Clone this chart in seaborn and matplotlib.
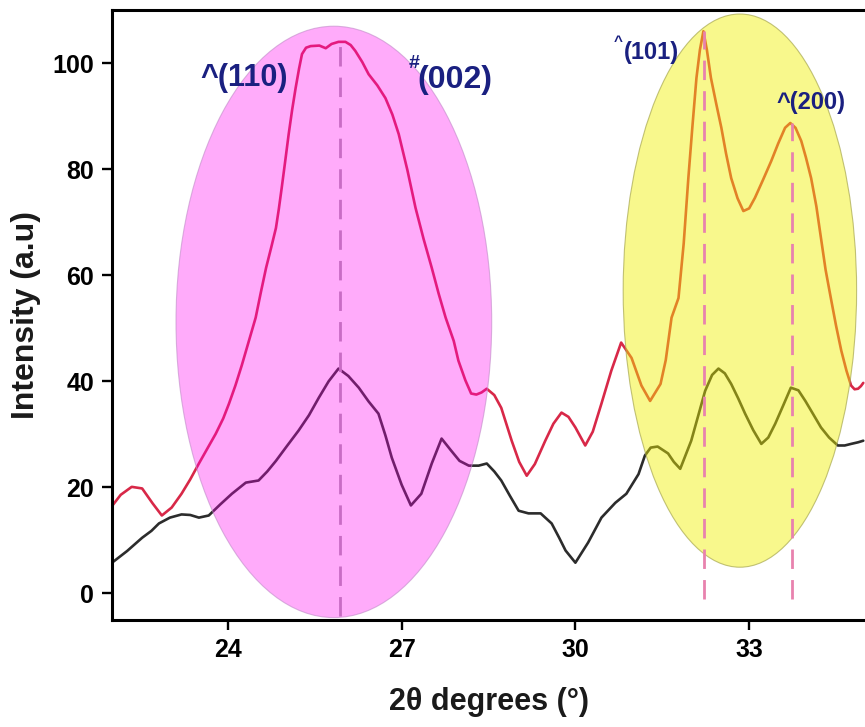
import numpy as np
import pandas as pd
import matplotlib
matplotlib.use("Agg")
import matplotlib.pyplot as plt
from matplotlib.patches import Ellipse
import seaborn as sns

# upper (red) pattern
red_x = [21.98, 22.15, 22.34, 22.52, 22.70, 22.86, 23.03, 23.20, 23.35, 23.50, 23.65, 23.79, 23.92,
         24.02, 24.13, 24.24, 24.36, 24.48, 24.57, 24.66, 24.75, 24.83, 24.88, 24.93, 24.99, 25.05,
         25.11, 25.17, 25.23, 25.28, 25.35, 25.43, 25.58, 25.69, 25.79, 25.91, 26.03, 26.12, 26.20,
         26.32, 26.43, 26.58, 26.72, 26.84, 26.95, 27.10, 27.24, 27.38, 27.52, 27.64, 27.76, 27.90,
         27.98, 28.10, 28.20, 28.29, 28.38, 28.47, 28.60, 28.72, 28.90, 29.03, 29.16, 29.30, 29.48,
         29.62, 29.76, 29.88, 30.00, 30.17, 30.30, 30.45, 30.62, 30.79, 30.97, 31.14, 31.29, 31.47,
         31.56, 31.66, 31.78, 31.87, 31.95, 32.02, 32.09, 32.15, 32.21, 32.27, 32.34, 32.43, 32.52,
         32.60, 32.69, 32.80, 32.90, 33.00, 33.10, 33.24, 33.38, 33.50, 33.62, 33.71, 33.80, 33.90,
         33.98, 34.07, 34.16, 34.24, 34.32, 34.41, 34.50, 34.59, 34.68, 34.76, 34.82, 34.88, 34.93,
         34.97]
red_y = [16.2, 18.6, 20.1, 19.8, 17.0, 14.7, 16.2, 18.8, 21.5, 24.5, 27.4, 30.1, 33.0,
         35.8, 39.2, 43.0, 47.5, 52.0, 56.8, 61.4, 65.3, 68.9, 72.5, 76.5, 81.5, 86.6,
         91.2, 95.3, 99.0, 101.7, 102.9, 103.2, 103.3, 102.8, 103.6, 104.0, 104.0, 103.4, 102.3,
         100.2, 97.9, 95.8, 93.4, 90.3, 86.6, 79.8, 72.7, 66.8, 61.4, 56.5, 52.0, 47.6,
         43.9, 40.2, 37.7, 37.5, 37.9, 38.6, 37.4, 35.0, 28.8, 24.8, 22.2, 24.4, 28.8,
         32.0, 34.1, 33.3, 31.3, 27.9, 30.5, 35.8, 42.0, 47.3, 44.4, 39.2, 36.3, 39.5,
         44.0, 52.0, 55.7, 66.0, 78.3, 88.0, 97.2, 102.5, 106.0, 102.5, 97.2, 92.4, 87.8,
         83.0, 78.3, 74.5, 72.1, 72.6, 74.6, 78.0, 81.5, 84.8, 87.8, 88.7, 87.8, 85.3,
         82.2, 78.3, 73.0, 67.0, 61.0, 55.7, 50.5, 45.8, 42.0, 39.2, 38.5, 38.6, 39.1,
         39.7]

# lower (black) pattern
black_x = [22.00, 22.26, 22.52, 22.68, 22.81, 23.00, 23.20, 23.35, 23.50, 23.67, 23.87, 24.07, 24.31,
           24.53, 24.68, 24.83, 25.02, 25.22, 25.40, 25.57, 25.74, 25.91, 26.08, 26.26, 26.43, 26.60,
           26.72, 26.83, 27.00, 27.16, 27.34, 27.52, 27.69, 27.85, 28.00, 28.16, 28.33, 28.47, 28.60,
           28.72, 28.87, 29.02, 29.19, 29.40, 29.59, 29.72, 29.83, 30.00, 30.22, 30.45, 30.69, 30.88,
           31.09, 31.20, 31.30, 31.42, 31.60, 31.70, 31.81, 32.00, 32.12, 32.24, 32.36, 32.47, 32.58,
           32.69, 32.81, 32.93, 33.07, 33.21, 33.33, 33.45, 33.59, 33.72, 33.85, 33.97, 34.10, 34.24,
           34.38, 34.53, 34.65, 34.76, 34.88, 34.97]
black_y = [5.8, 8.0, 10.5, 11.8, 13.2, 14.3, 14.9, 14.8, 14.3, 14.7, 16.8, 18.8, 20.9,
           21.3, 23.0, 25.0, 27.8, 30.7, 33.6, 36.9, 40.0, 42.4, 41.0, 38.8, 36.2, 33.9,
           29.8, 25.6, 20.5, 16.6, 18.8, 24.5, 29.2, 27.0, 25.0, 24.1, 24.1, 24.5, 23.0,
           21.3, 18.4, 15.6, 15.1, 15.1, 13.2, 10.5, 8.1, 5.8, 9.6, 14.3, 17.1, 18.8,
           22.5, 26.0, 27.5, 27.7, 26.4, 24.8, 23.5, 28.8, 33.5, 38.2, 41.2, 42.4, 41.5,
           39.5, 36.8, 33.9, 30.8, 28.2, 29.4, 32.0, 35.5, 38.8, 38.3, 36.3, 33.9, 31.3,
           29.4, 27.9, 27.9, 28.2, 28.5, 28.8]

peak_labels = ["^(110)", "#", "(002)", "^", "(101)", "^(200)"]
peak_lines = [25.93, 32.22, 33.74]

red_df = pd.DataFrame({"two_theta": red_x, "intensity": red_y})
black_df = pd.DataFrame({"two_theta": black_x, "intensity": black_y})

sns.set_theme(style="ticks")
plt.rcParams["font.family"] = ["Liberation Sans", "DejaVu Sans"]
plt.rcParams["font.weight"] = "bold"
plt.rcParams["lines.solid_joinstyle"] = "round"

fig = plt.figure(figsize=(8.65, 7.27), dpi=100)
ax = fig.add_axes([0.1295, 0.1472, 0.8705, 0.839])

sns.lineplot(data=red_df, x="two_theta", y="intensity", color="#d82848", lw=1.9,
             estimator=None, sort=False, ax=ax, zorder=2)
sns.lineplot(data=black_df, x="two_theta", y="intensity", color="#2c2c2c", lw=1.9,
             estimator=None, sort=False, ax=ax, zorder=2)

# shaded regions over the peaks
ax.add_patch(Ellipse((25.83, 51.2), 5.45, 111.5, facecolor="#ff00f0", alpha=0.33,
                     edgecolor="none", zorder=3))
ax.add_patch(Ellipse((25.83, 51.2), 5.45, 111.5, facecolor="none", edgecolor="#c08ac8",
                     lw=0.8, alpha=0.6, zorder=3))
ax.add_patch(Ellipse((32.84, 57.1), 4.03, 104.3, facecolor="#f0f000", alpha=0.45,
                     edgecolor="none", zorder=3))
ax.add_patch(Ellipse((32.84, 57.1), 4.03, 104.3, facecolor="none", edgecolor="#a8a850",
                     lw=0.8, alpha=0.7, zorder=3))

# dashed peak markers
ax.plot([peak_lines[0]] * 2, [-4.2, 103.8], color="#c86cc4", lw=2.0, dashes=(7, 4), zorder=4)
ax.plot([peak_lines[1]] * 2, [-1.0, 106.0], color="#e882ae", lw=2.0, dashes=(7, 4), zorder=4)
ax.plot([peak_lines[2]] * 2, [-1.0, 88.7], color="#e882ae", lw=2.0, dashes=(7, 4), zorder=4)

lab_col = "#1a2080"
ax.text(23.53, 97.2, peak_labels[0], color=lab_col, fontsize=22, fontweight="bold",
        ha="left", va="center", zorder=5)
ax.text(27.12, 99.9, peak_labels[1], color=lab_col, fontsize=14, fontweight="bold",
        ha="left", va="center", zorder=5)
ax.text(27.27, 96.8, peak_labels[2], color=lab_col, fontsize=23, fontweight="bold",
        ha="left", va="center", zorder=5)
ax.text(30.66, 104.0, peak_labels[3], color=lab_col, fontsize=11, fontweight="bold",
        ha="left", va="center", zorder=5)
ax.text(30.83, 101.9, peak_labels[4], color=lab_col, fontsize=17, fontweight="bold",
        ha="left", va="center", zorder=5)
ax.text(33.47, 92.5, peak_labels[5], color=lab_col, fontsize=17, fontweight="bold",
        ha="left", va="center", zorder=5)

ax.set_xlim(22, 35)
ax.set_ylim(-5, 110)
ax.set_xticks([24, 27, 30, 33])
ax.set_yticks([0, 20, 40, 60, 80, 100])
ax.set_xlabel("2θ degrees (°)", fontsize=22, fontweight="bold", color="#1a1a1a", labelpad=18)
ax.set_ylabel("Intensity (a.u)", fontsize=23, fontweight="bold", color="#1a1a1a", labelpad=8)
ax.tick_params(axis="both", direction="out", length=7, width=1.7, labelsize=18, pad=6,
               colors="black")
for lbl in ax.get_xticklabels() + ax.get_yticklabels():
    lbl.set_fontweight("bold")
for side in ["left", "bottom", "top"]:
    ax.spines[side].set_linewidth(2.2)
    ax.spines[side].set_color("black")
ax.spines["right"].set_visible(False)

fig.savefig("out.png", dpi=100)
----------
→ Exercise aim:
Identify and extract each line of the listing that contains "seaborn".

→ Solution for this exercise:
Clone this chart in seaborn and matplotlib.
import seaborn as sns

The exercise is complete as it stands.